Depression is a very painful experience and takes its toll on the sufferer and those they are in relationship with.  About 12% of the UK’s population experience depression severe enough to require treatment. 

People experience depression in many different ways, but the most prominent feature is a low or sad mood.  Other typical signs include lethargy, trouble with sleeping or early wakening, feeling constantly tired, pessimistic negative thoughts, difficulty thinking straight or making decisions, change in appetite and loss of usual interest in previous activities. 

There are different types of depressive reaction ranging from mild mood fluctuations or ‘the blues’ to severe clinical depression.  At the severe end of the scale, people experience more marked and chronic debilitating symptoms. 

Feeling depressed is a vicious spiral.  Your negative thoughts make you feel miserable, inadequate and discouraged, which means you feel slowed down and tired and less inclined to be active.  Your activity level goes down, you start to avoid situations which means that you don’t have positive thoughts and experiences and your confidence is further reduced, which makes you further isolated, which increases your negative thoughts and low mood and so on, the less you do, the less you want to do!

What the client can expect in counselling?

The client can expect to explore what is going on for them in a safe, confidential, non-judgmental environment.  We are all prone at times to unhelpful, distorted thinking, so it is important to find out what is the client’s view of themselves and how they view their own capabilities and resources to meet present and future life’s challenges.

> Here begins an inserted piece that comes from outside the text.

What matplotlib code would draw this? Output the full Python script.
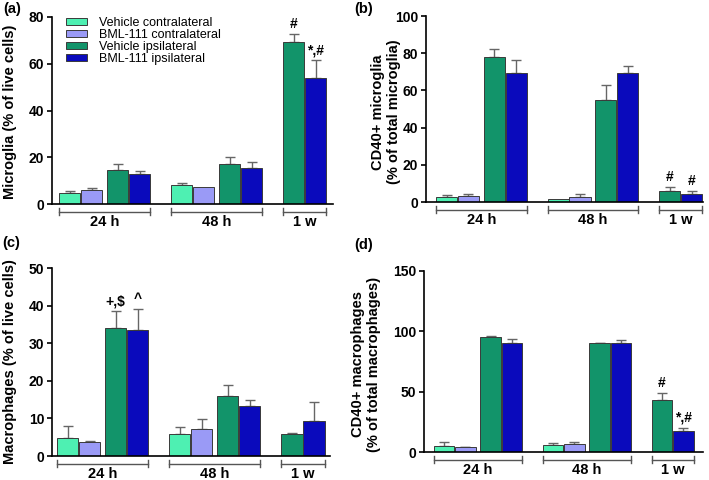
import numpy as np
import matplotlib
matplotlib.use('Agg')
import matplotlib.pyplot as plt
from matplotlib.patches import Patch
import matplotlib.transforms as mtransforms

plt.rcParams['font.family'] = ['Liberation Sans', 'DejaVu Sans']

nan = np.nan

groups = ['24 h', '48 h', '1 w']
series = ['Vehicle contralateral', 'BML-111 contralateral',
          'Vehicle ipsilateral', 'BML-111 ipsilateral']
colors = ['#4ef0b2', '#9a9af6', '#12946a', '#0a0abc']

# (a) Microglia (% of live cells)
mg_veh_contra = [4.8, 8.1, nan]
mg_bml_contra = [5.9, 7.1, nan]
mg_veh_ipsi = [14.6, 17.0, 69.1]
mg_bml_ipsi = [13.0, 15.6, 54.0]
mg_veh_contra_err = [0.9, 0.9, nan]
mg_bml_contra_err = [0.8, 0.1, nan]
mg_veh_ipsi_err = [2.5, 3.1, 3.6]
mg_bml_ipsi_err = [1.1, 2.3, 7.4]

# (b) CD40+ microglia (% of total microglia)
cmg_veh_contra = [2.9, 1.6, nan]
cmg_bml_contra = [3.2, 2.7, nan]
cmg_veh_ipsi = [78.0, 54.9, 5.9]
cmg_bml_ipsi = [69.6, 69.4, 4.3]
cmg_veh_contra_err = [1.0, 0.0, nan]
cmg_bml_contra_err = [1.1, 1.8, nan]
cmg_veh_ipsi_err = [4.3, 8.2, 2.3]
cmg_bml_ipsi_err = [6.8, 3.6, 1.6]

# (c) Macrophages (% of live cells)
mp_veh_contra = [4.7, 5.8, nan]
mp_bml_contra = [3.8, 7.2, nan]
mp_veh_ipsi = [34.0, 16.0, 5.8]
mp_bml_ipsi = [33.5, 13.3, 9.4]
mp_veh_contra_err = [3.4, 1.9, nan]
mp_bml_contra_err = [0.3, 2.7, nan]
mp_veh_ipsi_err = [4.6, 2.9, 0.4]
mp_bml_ipsi_err = [5.6, 1.6, 5.0]

# (d) CD40+ macrophages (% of total macrophages)
cmp_veh_contra = [5.0, 5.8, nan]
cmp_bml_contra = [3.9, 6.4, nan]
cmp_veh_ipsi = [95.0, 90.1, 43.1]
cmp_bml_ipsi = [90.3, 90.3, 17.7]
cmp_veh_contra_err = [3.0, 1.7, nan]
cmp_bml_contra_err = [0.5, 1.9, nan]
cmp_veh_ipsi_err = [1.1, 0.2, 5.8]
cmp_bml_ipsi_err = [3.1, 2.5, 2.5]

# significance marks: (series index, group index, text)
marks_a = [(2, 2, '#'), (3, 2, '*,#')]
marks_b = [(2, 2, '#'), (3, 2, '#')]
marks_c = [(2, 0, '+,$'), (3, 0, '^')]
marks_d = [(2, 2, '#'), (3, 2, '*,#')]

W, H = 709, 480
fig = plt.figure(figsize=(W / 100, H / 100), dpi=100)

group_step = 5.26
offsets = [0, 1.03, 2.25, 3.28]


def bar_x(s, g):
    x = g * group_step + offsets[s]
    if g == 2:  # only ipsilateral bars at 1 w
        x -= 2.25
    return x


def panel(box, ylim, yticks, xlim, means, errs, marks, letter, ylabel, label_xy, letter_xy):
    l, r, t, b = box
    ax = fig.add_axes([l / W, 1 - b / H, (r - l) / W, (b - t) / H])
    hpx = b - t
    for s in range(4):
        for g in range(3):
            v = means[s][g]
            if np.isnan(v):
                continue
            x = bar_x(s, g)
            ax.bar(x, v, width=1.0, align='edge', color=colors[s],
                   edgecolor='#3a3a3a', linewidth=0.7, zorder=2)
            e = errs[s][g]
            if e > 0.15:
                ax.errorbar(x + 0.5, v, yerr=[[0], [e]], fmt='none',
                            ecolor='#666666', elinewidth=1.0, capsize=3.3,
                            capthick=1.0, zorder=1)
    for s, g, txt in marks:
        x = bar_x(s, g) + 0.5
        top = means[s][g] + errs[s][g]
        ax.annotate(txt, (x, top), xytext=(0, 2), textcoords='offset points',
                    ha='center', va='bottom', fontsize=10, fontweight='bold')
    ax.set_xlim(*xlim)
    ax.set_ylim(*ylim)
    ax.set_yticks(yticks)
    ax.set_xticks([])
    for sp in ['top', 'right']:
        ax.spines[sp].set_visible(False)
    for sp in ['left', 'bottom']:
        ax.spines[sp].set_linewidth(1.2)
    ax.tick_params(axis='y', length=3.5, width=1.2, labelsize=10, pad=2)
    for lab in ax.get_yticklabels():
        lab.set_fontweight('bold')
    # group brackets under the axis
    trans = mtransforms.blended_transform_factory(ax.transData, ax.transAxes)
    yb = -7.5 / hpx
    dy = 3.5 / hpx
    for g, name in enumerate(groups):
        x0 = g * group_step
        x1 = x0 + (4.28 if g < 2 else 2.03)
        kw = dict(color='#555555', lw=1.0, transform=trans, clip_on=False)
        ax.plot([x0, x1], [yb, yb], **kw)
        ax.plot([x0, x0], [yb - dy, yb + dy], **kw)
        ax.plot([x1, x1], [yb - dy, yb + dy], **kw)
        ax.text((x0 + x1) / 2, -18.5 / hpx, name, transform=trans,
                ha='center', va='center', fontsize=10.5, fontweight='bold')
    fig.text(label_xy[0] / W, 1 - label_xy[1] / H, ylabel, rotation=90,
             ha='center', va='center', fontsize=10.5, fontweight='bold',
             multialignment='center', linespacing=1.1)
    fig.text(letter_xy[0] / W, 1 - letter_xy[1] / H, letter,
             ha='center', va='center', fontsize=10.5, fontweight='bold')
    return ax


ax_a = panel((52, 333, 17, 204), (0, 80), [0, 20, 40, 60, 80], (-0.33, 12.86),
             [mg_veh_contra, mg_bml_contra, mg_veh_ipsi, mg_bml_ipsi],
             [mg_veh_contra_err, mg_bml_contra_err, mg_veh_ipsi_err, mg_bml_ipsi_err],
             marks_a, '(a)', 'Microglia (% of live cells)', (10, 112), (12, 9))

ax_b = panel((426, 703, 16, 202), (0, 100), [0, 20, 40, 60, 80, 100], (-0.47, 12.59),
             [cmg_veh_contra, cmg_bml_contra, cmg_veh_ipsi, cmg_bml_ipsi],
             [cmg_veh_contra_err, cmg_bml_contra_err, cmg_veh_ipsi_err, cmg_bml_ipsi_err],
             marks_b, '(b)', 'CD40+ microglia\n(% of total microglia)', (386, 112), (364, 9))

ax_c = panel((52, 330, 268, 456), (0, 50), [0, 10, 20, 30, 40, 50], (-0.23, 12.8),
             [mp_veh_contra, mp_bml_contra, mp_veh_ipsi, mp_bml_ipsi],
             [mp_veh_contra_err, mp_bml_contra_err, mp_veh_ipsi_err, mp_bml_ipsi_err],
             marks_c, '(c)', 'Macrophages (% of live cells)', (10, 362), (11, 243))

ax_d = panel((424, 703, 271, 452), (0, 150), [0, 50, 100, 150], (-0.47, 13.0),
             [cmp_veh_contra, cmp_bml_contra, cmp_veh_ipsi, cmp_bml_ipsi],
             [cmp_veh_contra_err, cmp_bml_contra_err, cmp_veh_ipsi_err, cmp_bml_ipsi_err],
             marks_d, '(d)', 'CD40+ macrophages\n(% of total macrophages)', (366, 364), (364, 245))

handles = [Patch(facecolor=c, edgecolor='#3a3a3a', linewidth=0.7) for c in colors]
ax_a.legend(handles, series, loc='upper left', bbox_to_anchor=(0.05, 1.0),
            frameon=False, fontsize=9, borderpad=0, borderaxespad=0,
            handlelength=1.7, handleheight=0.45, handletextpad=0.9,
            labelspacing=0.0)

fig.savefig('out.png', dpi=100)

The first session is always 1 ½ hours to give time for the client and the counsellor to figure out what is going on and if the client thinks they can work with the counsellor and what they suggest might be happening.  Whatever the problem is, the length of time to deal with it is dependent on what the problem is and what resources the client feels they have to deal with the issues.  One of the therapies that has been very successful in dealing with depression is CBT, Cognitive Behavioural Therapy, which initial focuses on the thought patterns of the client.  Events themselves do not cause us to feel upset or depressed rather it is our beliefs about these events that determine our emotional reaction.  Recent research has established that those that suffer from depression, are prone to continuous, automatic, negative thoughts.  The goal of counselling would be to understand the many factors both in the present and the past that have led you to think the way you do about yourself and life.